In the 1940s three men – the economist, John Maynard Keynes, the social reformer, William Beveridge and the Archbishop of Canterbury, William Temple, – all warned against the dangers of running an economy which ignored the poor or unthinkingly widened the gap. Keynes admonished the men of the City of London:
“No society can surely be flourishing and happy, of which the far greater part of the members are poor and miserable.” He added:
“I would like to warn the gentlemen of the City and High Finance that if they do not listen in time to the voice of reason their days may be numbered. I speak to this great city as Jonah spoke to Nineveh…. I prophesy that unless they embrace wisdom in good time, the system upon which they live will work so very ill that they will be overwhelmed by irresistible things which they will hate much more than the mild and limited remedies offered them now…”Beveridge famously identified the five “giant evils” which he told the Government had to be conquered: “squalor, ignorance, want, idleness and disease.” Ignoring these social ills would lead, he said, to social breakdown and personal misery.

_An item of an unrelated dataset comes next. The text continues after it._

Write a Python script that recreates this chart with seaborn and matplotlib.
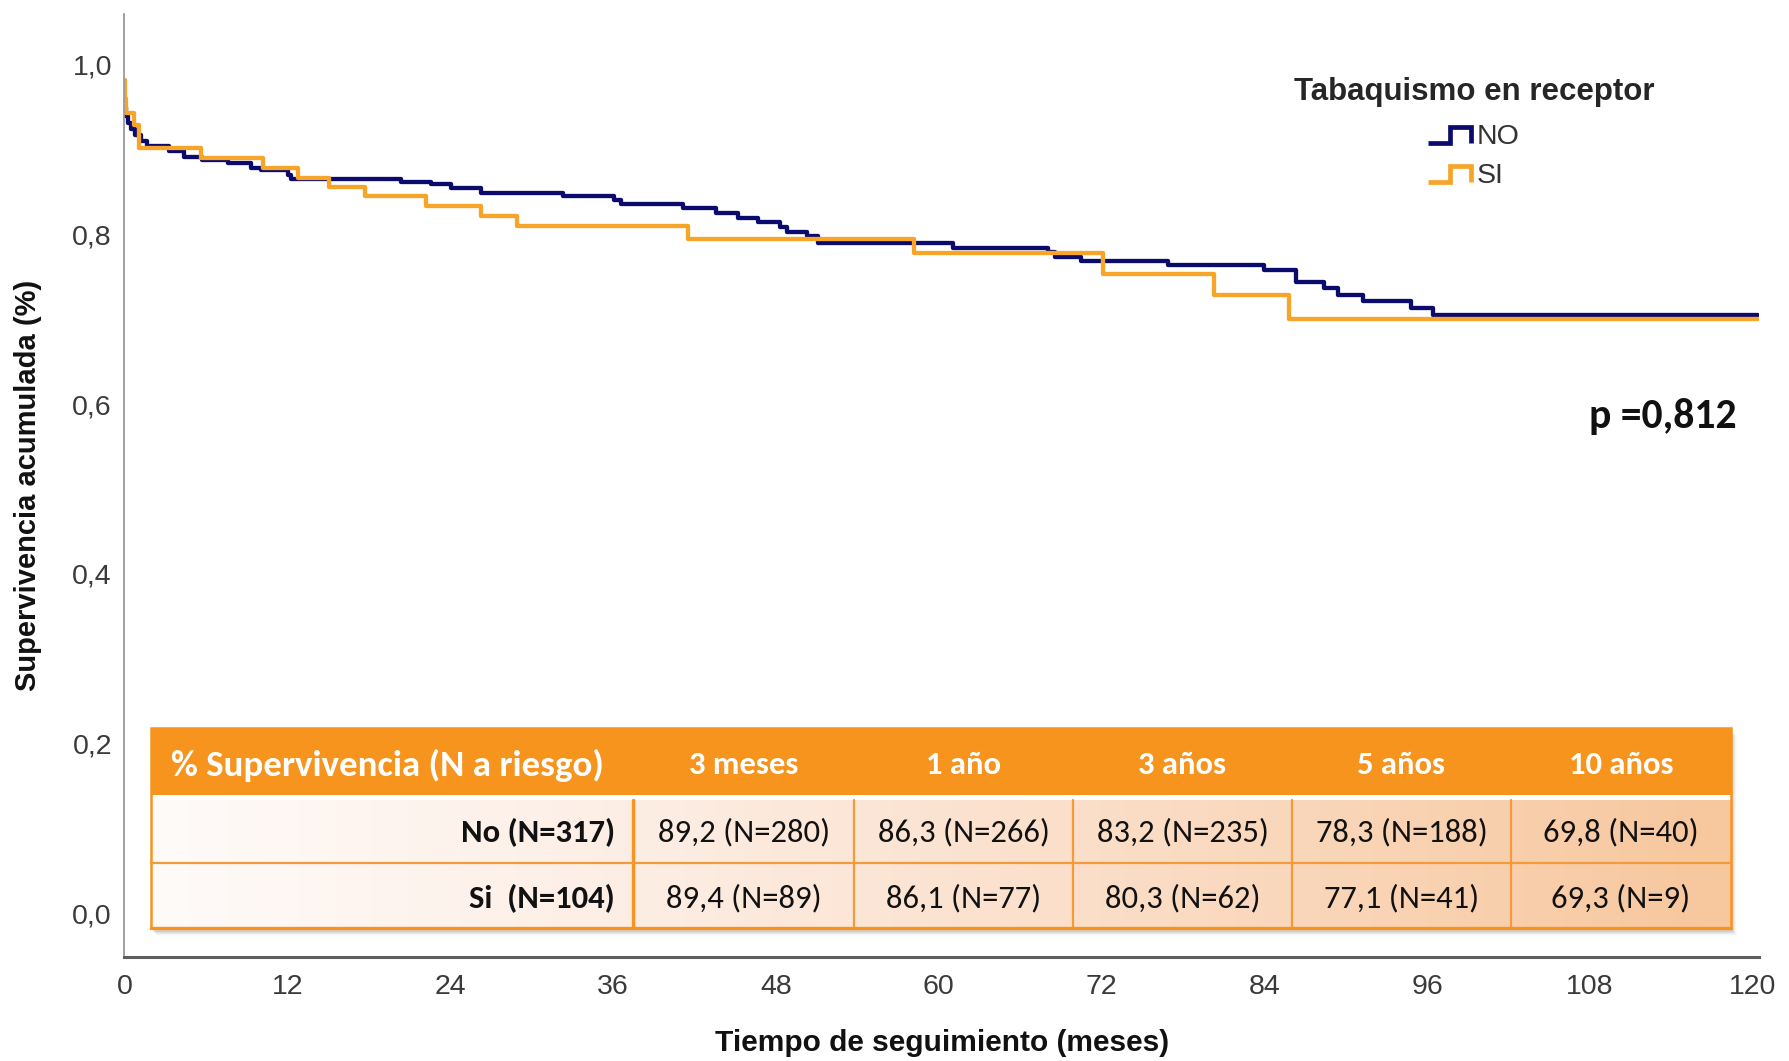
import numpy as np
import pandas as pd
import matplotlib
matplotlib.use("Agg")
import matplotlib.pyplot as plt
import seaborn as sns
from matplotlib.lines import Line2D
from matplotlib.patches import Rectangle
from matplotlib.legend_handler import HandlerBase
from matplotlib.ticker import FuncFormatter
from matplotlib import font_manager

# ---------------- data ----------------
months_no = [0, 0.05, 0.15, 0.3, 0.5, 0.8, 1.2, 1.7, 3.3, 4.4, 5.7, 7.6, 9.3, 10.1, 12.05, 12.3,
             20.4, 22.6, 24.1, 26.3, 32.3, 36.1, 36.6, 41.2, 43.6, 45.2, 46.7, 48.3, 48.8, 50.3,
             51.1, 61.06, 68.06, 68.55, 70.5, 76.9, 84.0, 86.35, 88.4, 89.4, 91.3, 94.8, 96.4, 120.4]
surv_no = [0.962, 0.950, 0.940, 0.932, 0.925, 0.918, 0.910, 0.905, 0.898, 0.892, 0.888, 0.884,
           0.879, 0.876, 0.870, 0.866, 0.862, 0.860, 0.855, 0.849, 0.846, 0.841, 0.836, 0.831,
           0.825, 0.820, 0.815, 0.809, 0.803, 0.798, 0.790, 0.7845, 0.780, 0.774, 0.769, 0.764,
           0.758, 0.7445, 0.737, 0.729, 0.722, 0.713, 0.705, 0.705]

months_si = [0, 0.02, 0.1, 0.68, 1.05, 5.67, 10.2, 12.8, 15.1, 17.7, 22.2, 26.3, 28.9, 41.5,
             58.2, 72.1, 80.3, 85.8, 120.4]
surv_si = [0.982, 0.960, 0.943, 0.929, 0.902, 0.890, 0.879, 0.867, 0.856, 0.845, 0.8335, 0.822,
           0.810, 0.795, 0.778, 0.7535, 0.729, 0.700, 0.700]

group_labels = ["NO", "SI"]
legend_title = "Tabaquismo en receptor"
x_ticks = [0, 12, 24, 36, 48, 60, 72, 84, 96, 108, 120]
y_ticks = [0.0, 0.2, 0.4, 0.6, 0.8, 1.0]
x_label = "Tiempo de seguimiento (meses)"
y_label = "Supervivencia acumulada (%)"
p_text = "p =0,812"

table_corner = "% Supervivencia (N a riesgo)"
col_headers = ["3 meses", "1 año", "3 años", "5 años", "10 años"]
row_labels = ["No (N=317)", "Si  (N=104)"]
pct_no = ["89,2", "86,3", "83,2", "78,3", "69,8"]
n_no = [280, 266, 235, 188, 40]
pct_si = ["89,4", "86,1", "80,3", "77,1", "69,3"]
n_si = [89, 77, 62, 41, 9]

# ---------------- style ----------------
sns.set_style("white")
plt.rcParams["font.family"] = ["Liberation Sans", "DejaVu Sans"]
names = {f.name for f in font_manager.fontManager.ttflist}
tfont = "Carlito" if "Carlito" in names else "Lato"
tsize = 23.5 if tfont == "Carlito" else 21

NAVY = "#0b0b6e"
ORANGE = "#f6a528"
HEAD = "#f7941d"
BORDER = "#f39a3a"

W, H = 1790, 1061
fig = plt.figure(figsize=(W / 100, H / 100), dpi=100)
ax = fig.add_axes([124.4 / W, 0.0980, (1759.2 - 124.4) / W, 0.8891])

df = pd.concat([
    pd.DataFrame({"t": months_no, "s": surv_no, "g": group_labels[0]}),
    pd.DataFrame({"t": months_si, "s": surv_si, "g": group_labels[1]}),
], ignore_index=True)

sns.lineplot(data=df, x="t", y="s", hue="g", hue_order=group_labels,
             palette={group_labels[0]: NAVY, group_labels[1]: ORANGE},
             estimator=None, sort=False, drawstyle="steps-post",
             linewidth=3.1, legend=False, ax=ax)

ax.set_xlim(0, 120.47)
ax.set_ylim(-0.0519, 1.0605)
ax.set_xticks(x_ticks)
ax.set_yticks(y_ticks)
ax.yaxis.set_major_formatter(FuncFormatter(lambda v, p: f"{v:.1f}".replace(".", ",")))
ax.tick_params(axis="both", length=0, labelsize=20.5, labelcolor="#3a3a3a")
ax.tick_params(axis="x", pad=12)
ax.tick_params(axis="y", pad=9)
for s in ["top", "right"]:
    ax.spines[s].set_visible(False)
ax.spines["left"].set_color("#9a9a9a")
ax.spines["left"].set_linewidth(1.3)
ax.spines["bottom"].set_color("#5e5e5e")
ax.spines["bottom"].set_linewidth(2.2)
ax.set_xlabel(x_label, fontsize=21.5, fontweight="bold", color="#111111", labelpad=21)
ax.set_ylabel(y_label, fontsize=21, fontweight="bold", color="#111111", labelpad=22)


class StepHandler(HandlerBase):
    def create_artists(self, legend, orig_handle, xdescent, ydescent, width, height,
                       fontsize, trans):
        x0, y0 = -xdescent, -ydescent
        xs = [x0, x0 + 0.5 * width, x0 + 0.5 * width, x0 + width, x0 + width]
        ys = [y0 + 0.05 * height, y0 + 0.05 * height, y0 + 0.85 * height,
              y0 + 0.85 * height, y0 + 0.05 * height]
        ln = Line2D(xs, ys, color=orig_handle.get_color(), lw=3.4,
                    solid_joinstyle="miter", solid_capstyle="butt")
        ln.set_transform(trans)
        return [ln]


handles = ax.get_lines()[:2]
leg = ax.legend(handles, group_labels, title=legend_title,
                handler_map={Line2D: StepHandler()},
                loc="upper center", bbox_to_anchor=(1474 / W, 1 - 63 / H),
                bbox_transform=fig.transFigure, frameon=False, fontsize=20.5,
                title_fontproperties={"weight": "bold", "size": 22.5},
                handlelength=1.5, handletextpad=0.2, labelspacing=0.45, borderpad=0)
for t in leg.get_texts():
    t.set_color("#333333")
leg._legend_box.sep = 12

fig.text(1737 / W, 1 - 416 / H, p_text, ha="right", va="center", fontsize=30,
         fontweight="bold", family=tfont, color="#111111")

# ---------------- table ----------------
tx0, tx1, ty0, ty1 = 140, 1745, 720, 945
tax = fig.add_axes([tx0 / W, 1 - ty1 / H, (tx1 - tx0) / W, (ty1 - ty0) / H], zorder=5)
tax.set_xlim(tx0, tx1)
tax.set_ylim(ty1, ty0)
tax.axis("off")

L, R = 151, 1731
HT, HB = 728, 795
BT, RM, BB = 800, 863, 928
col_edges = [L, 634, 854, 1073, 1292, 1511, R]

# shadow
for i, a in enumerate([0.10, 0.08, 0.06, 0.04, 0.025]):
    tax.add_patch(Rectangle((L + 2 + i, HT + 4 + i), R - L, BB - HT, facecolor="#555555",
                            edgecolor="none", alpha=a, zorder=0))

# body gradient
stops = np.array([[255, 251, 249], [253, 238, 229], [251, 222, 200], [247, 199, 157]]) / 255
sx = np.array([0, 0.3, 0.6, 1.0])
gx = np.linspace(0, 1, 400)
grad = np.stack([np.interp(gx, sx, stops[:, k]) for k in range(3)], axis=-1)[None, :, :]
tax.add_patch(Rectangle((L, HT), R - L, BB - HT, facecolor="white", edgecolor="none", zorder=1))
tax.imshow(grad, extent=(L, R, BB, BT), aspect="auto", zorder=2, interpolation="bilinear")
tax.add_patch(Rectangle((L, HT), R - L, HB - HT, facecolor=HEAD, edgecolor="none", zorder=3))

lw_b = 1.8
tax.add_patch(Rectangle((L, HT), R - L, BB - HT, facecolor="none", edgecolor=HEAD,
                        linewidth=lw_b, zorder=4))
for xe in col_edges[1:-1]:
    tax.plot([xe, xe], [BT, BB], color=BORDER, lw=1.6, zorder=4)
tax.plot([col_edges[1] - 0.5, col_edges[1] - 0.5], [BT, BB], color=HEAD, lw=2.4, zorder=4)
tax.plot([L, R], [RM, RM], color=BORDER, lw=1.6, zorder=4)
tax.plot([L, R], [BB, BB], color=HEAD, lw=2.4, zorder=4)

hy = (HT + HB) / 2 + 4
tax.text(171, hy, table_corner, ha="left", va="center", color="white", fontsize=tsize * 1.13,
         fontweight="bold", family=tfont, zorder=6)
for i, h in enumerate(col_headers):
    cx = (col_edges[i + 1] + col_edges[i + 2]) / 2
    tax.text(cx, hy, h, ha="center", va="center", color="white", fontsize=tsize,
             fontweight="bold", family=tfont, zorder=6)

rows = [(row_labels[0], pct_no, n_no, (BT + RM) / 2 + 1),
        (row_labels[1], pct_si, n_si, (RM + BB) / 2 + 3)]
for lab, pcts, ns, ry in rows:
    tax.text(615, ry, lab, ha="right", va="center", color="#111111", fontsize=tsize,
             fontweight="bold", family=tfont, zorder=6)
    for i, (p, n) in enumerate(zip(pcts, ns)):
        cx = (col_edges[i + 1] + col_edges[i + 2]) / 2
        tax.text(cx, ry, f"{p} (N={n})", ha="center", va="center", color="#111111",
                 fontsize=tsize, family=tfont, zorder=6)

fig.savefig("out.png", dpi=100)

This Government should remember these admonitions as they attempt to bulldoze their ill-conceived changes to the NHS through Parliament.
It was Beveridge’s friend, William Temple, who pointed to the prophetic role of the Christian community:
“The Church must announce Christian principles and point out where the existing social order at any time is in conflict with them. It must then pass on to Christian citizens…the task of re-shaping the existing order in closer conformity to the principles.” Some will argue – as did a recent Vatican paper – for supra-national global solutions; others, me included, prefer the more traditional approach of subsidiarity and the role of individual “Christian citizens.” Proceduralism – creating more and bigger institutions – is always a temptation for liberals: one which should be resisted. Consider the crisis at the heart of the Eurozone and ponder the dangers which accompany fiscal union. Remember, too, the wise advice of the Catholic economist, E.F.Schumacher and his “Small is Beautiful – a study of economics as if people mattered.”We already have plenty of worldwide fiscal structures – the IMF, the World Bank, the World Trade Organisation are some – but what is needed is a radically different ethical framework and different attitudes – and to that the Church must always call us back.
In speaking prophetically the Church should beware of appearing simply anti-capitalist or anti-market. The “social market” still remains our best hope but it needs inspired and ethical leadership and needs to be rooted in personal values which do not feed on greed, selfishness and the survival of the fiercest.
John Ruskin once rightly declared that “Above all, a nation cannot last as a money making mob”. When we lose sight of that basic truth, the gaps in society widen into chasms. All of us would do well to tread carefully and to “mind the gap.”